Once the tubing 57 is opened to the sales line 63 pressure, the tubing 57 pressure at the top drops quickly to the sales line 63 pressure. The higher build-up pressure in casing 11 drives the column of liquid 85 upward into the sales line 63. Additional fluid from the formation will be produced through perforations 13, as well. The high velocity flow causes the plunger 59 to move upward at a high rate of speed, it being the interface between the gas entering the tubing 57 and the liquid column 85 above the plunger. Plunger 59 prevents the gas from breaking through the liquid 85 in a large slug.
Once plunger 59 reaches the top of lubricator 67, it closes port 71 (FIG. 1a), closing off tubing 57 flow. The control circuit 77 senses the differential between the higher pressure in tubing 57 below plunger 59, and the lower pressure in sales line 63. This differential causes the control circuit 77 to signal valve 75 to open the casing 11 to the sales line 63. Gas will commence to flow from casing 11 into the sales line 63, fairly quickly dropping to the sales line 63 pressure. The pressure at the lower end of tubing 57 will also drop to the sales line 63 pressure. The plunger 59 will then have the same pressure above and below it, thus will drop by gravity to bumper spring 55. The cycle will be repeated as often as is necessary to remove accumulated liquid.
The standpipe 79 and packer 15 serve as isolation means for isolating the perforations 13 from the accumulated liquid 85. If there is sufficient casing 11 depth below perforations 13, however, this portion of casing 11 could serve as isolation means, and the packer 15 and standpipe 79 could be eliminated. If so, the tubing 57 lower end would be open and would extend into the liquid at the bottom of the casing 11. Plunger 59 would be located close to the bottom of tubing 57.

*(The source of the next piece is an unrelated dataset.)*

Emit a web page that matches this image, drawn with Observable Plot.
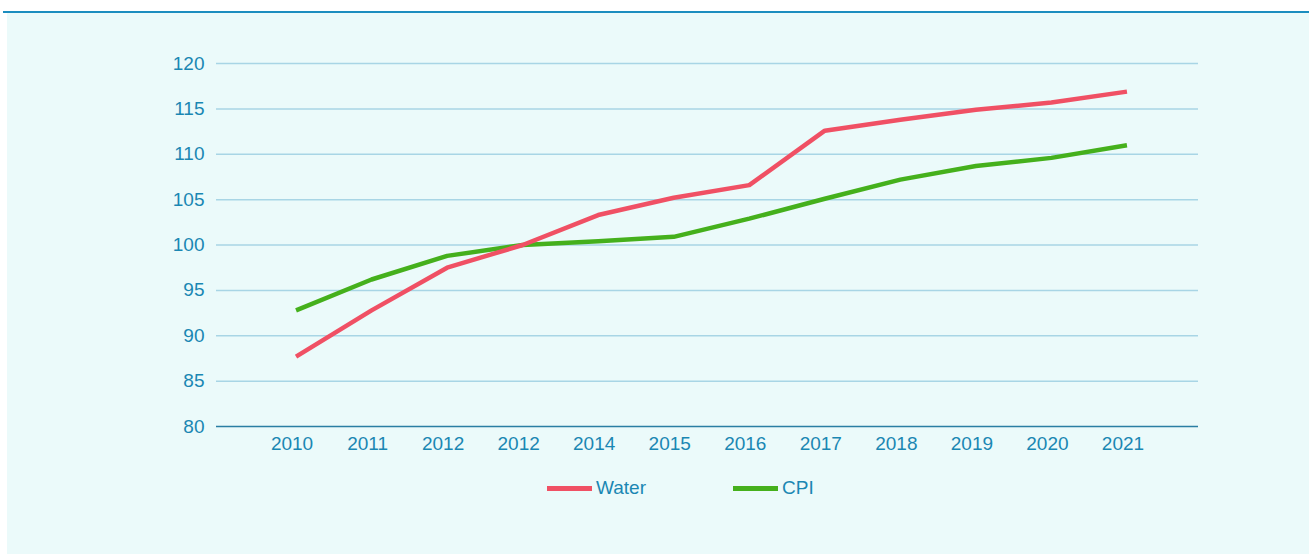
<!DOCTYPE html>
<html><head><meta charset="utf-8">
<script src="https://cdn.jsdelivr.net/npm/d3@7"></script>
<script src="https://cdn.jsdelivr.net/npm/@observablehq/plot@0.6"></script>
<style>
body{margin:0;background:#fff;font-family:"Liberation Sans",Arial,sans-serif;}
#topline{position:absolute;left:3px;top:11px;width:1306px;height:2px;background:#1b8dbf;}
#panel{position:absolute;left:7px;top:13px;width:1302px;height:541px;background:#ebfafa;}
#chart{position:absolute;left:0;top:0;}
.leg{position:absolute;top:464px;display:flex;align-items:center;font-size:19px;color:#1a87b3;}
.sw{width:45px;height:5px;margin-right:4px;}
</style></head>
<body>
<div id="topline"></div>
<div id="panel"><div id="chart"></div>
<div class="leg" style="left:540px"><span class="sw" style="background:#f05064"></span>Water</div>
<div class="leg" style="left:726px"><span class="sw" style="background:#45b01c"></span>CPI</div>
</div>
<script>
const years = ["2010","2011","2012","2012","2014","2015","2016","2017","2018","2019","2020","2021"];
const water = [87.7, 92.8, 97.5, 100.0, 103.3, 105.2, 106.6, 112.6, 113.8, 114.9, 115.7, 116.9];
const cpi   = [92.8, 96.2, 98.8, 100.0, 100.4, 100.9, 102.9, 105.1, 107.2, 108.7, 109.6, 111.0];
const yTicks = [80, 85, 90, 95, 100, 105, 110, 115, 120];

const waterRows = years.map((y, i) => ({i, value: water[i]}));
const cpiRows = years.map((y, i) => ({i, value: cpi[i]}));

const chart = Plot.plot({
  width: 1302,
  height: 455,
  marginLeft: 209,
  marginRight: 111,
  marginTop: 50,
  marginBottom: 42,
  style: {background: "transparent", color: "#1a87b3", fontSize: "19px", fontFamily: "'Liberation Sans', Arial, sans-serif"},
  x: {type: "point", domain: d3.range(years.length), padding: 1, round: false},
  y: {domain: [80, 120]},
  marks: [
    Plot.ruleY(yTicks.slice(1), {stroke: "#a8d5e5", strokeWidth: 1.5}),
    Plot.ruleY([80], {stroke: "#2a7ea3", strokeWidth: 1.5}),
    Plot.axisY(yTicks, {tickSize: 0, tickPadding: 12, label: null}),
    Plot.axisX({tickSize: 0, tickPadding: 10, tickFormat: i => years[i], label: null}),
    Plot.line(cpiRows, {x: "i", y: "value", dx: 4, stroke: "#45b01c", strokeWidth: 4.5, strokeLinejoin: "round", strokeLinecap: "butt"}),
    Plot.line(waterRows, {x: "i", y: "value", dx: 4, stroke: "#f05064", strokeWidth: 4.5, strokeLinejoin: "round", strokeLinecap: "butt"})
  ]
});
document.getElementById("chart").appendChild(chart);
</script>
</body></html>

Valves 65 and 75, lubricator 67, and control circuit 77 serve as valve means for selectively opening and closing the tubing 57 in casing 11 to the sales line 63. The annular area between standpipe 79 and casing 11 serves as collection means for collecting liquid that drops from the fluid flow. The flow path 29 in standpipe 79 serves as restriction means for restricting the cross-sectional area of the flow path for the produced fluid for a selected distance.
It should be apparent that an invention having significant advantages has been provided. The liquid removal system allows accumulated liquid to be produced from gas producing wells without the need for a low pressure system on the surface. The system also isolates the perforations from accumulated liquid, even if there is insufficient hole depth below the perforations. The isolation means avoids forcing the liquids back into the formation during casing gas pressure build-up. The system utilizes the energy of the well created by formation pressure build-up to produce the liquid.
While the invention has been shown in only one of its forms, it should be apparent that it is not so limited but is susceptible to various modifications and changes thereof.